Evidentemente quello della domanda interna non è l’unico problema di cui soffrono le nostre PMI. E’ crescente per l’Italia, rivela sempre lo studio BCE, un tema chiave che continua ad essere irrisolto: quello degli oneri della regolazione. E sì che alla riduzione di questi avevamo pensato con una legge dal potenziale enorme, lo Statuto delle Imprese, che avrebbe dovuto misurare l’impatto economico della regolazione prima di attuarla, un po’ come negli Stati Uniti dal 1980, dove con il Regulatory Flexibility Act si è voluto restaurare un terreno equo di sfida tra piccole e grandi, bloccando qualsiasi regolazione che impatta in maniera superiore per le piccole che per le grandi e negoziando con le associazioni delle PMI il loro adeguamento. Peccato che nessuno se ne sia accorto: sia il Governo Monti che quello Letta hanno lasciato passare inosservata, per due anni consecutivi, la scadenza del 30 giugno entro la quale andava, secondo lo Statuto delle Imprese, presentato un disegno di legge annuale per le piccole.
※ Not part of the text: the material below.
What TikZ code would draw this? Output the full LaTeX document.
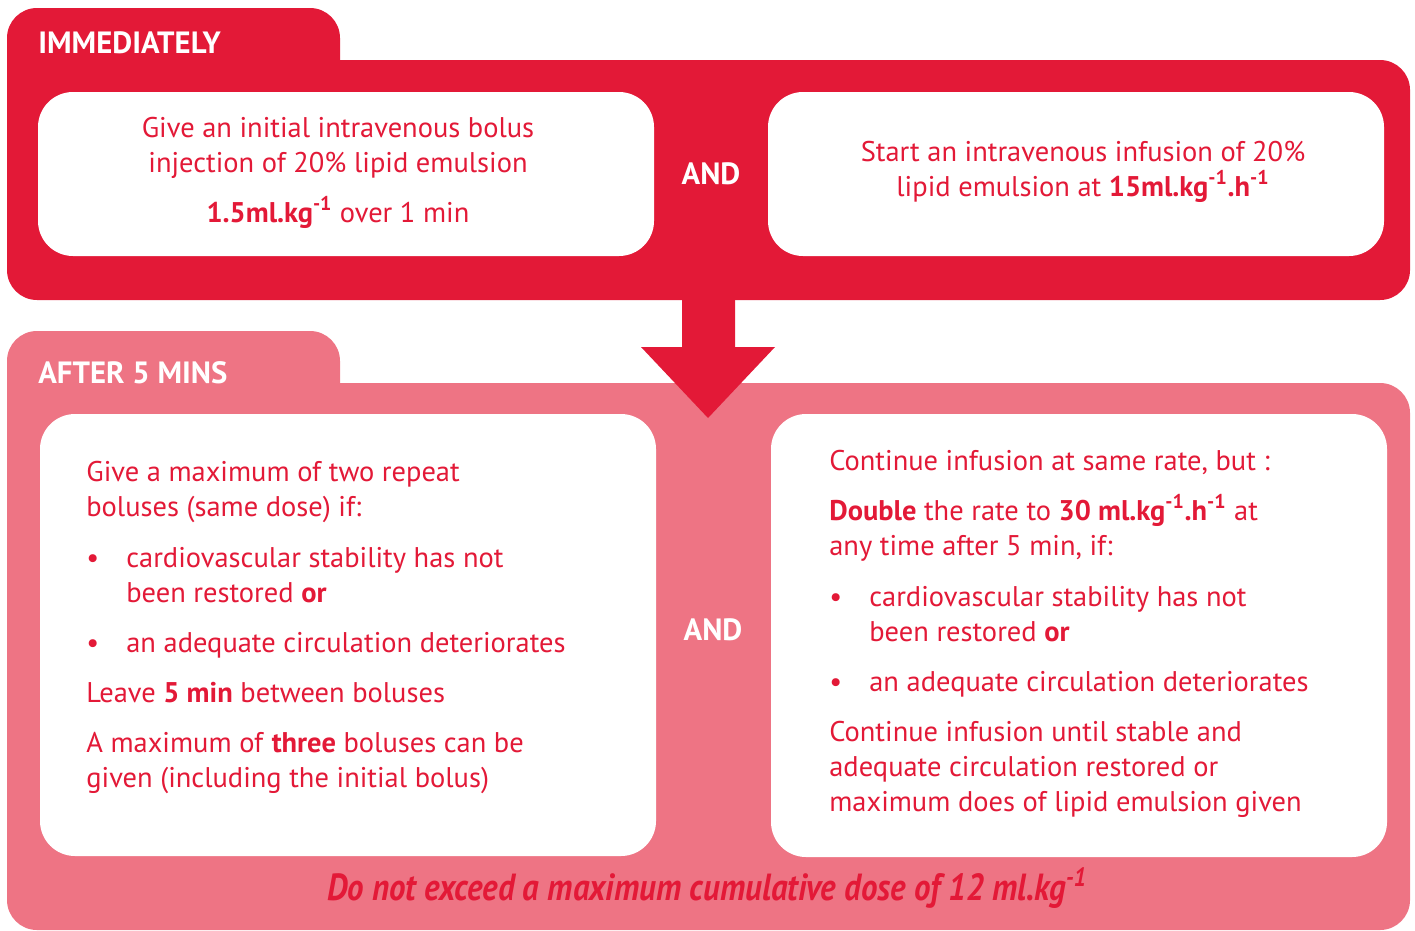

Infine l’altro grave vincolo per le Pmi  rilevato dalla BCE: l’accesso al credito. Qui il dibattito italiano sembra un po’ in stallo, tra soluzioni ad hoc a favore delle Pmi che però sembrano più prefigurare un sistema di finanziamento per poche, elette, aziende oppure per un futuro che speriamo  prossimo (mini bond, ecc.), e misure urgenti per sostenere le banche. Occorre invece favorire, da subito, ogni misura che aumenti la liquidità e per quella via gli investimenti delle Pmi. Bene quindi potenziare ed estendere la missione del Fondo di garanzia, che del nuovo MISE votato alle Pmi dovrebbe diventare strumento potente. Ma, oltre a questo, il nuovo MSPMI (Ministero per lo sviluppo della Pmi) dovrebbe battersi in Consiglio dei Ministri per ottenere il totale rimborso dei crediti pregressi vantati presso la PA entro il 2013. Così farebbe negli Usa la Small Business Administration, così servirebbe fare da noi, il Paese industriale con la più alta densità di Pmi manifatturiere.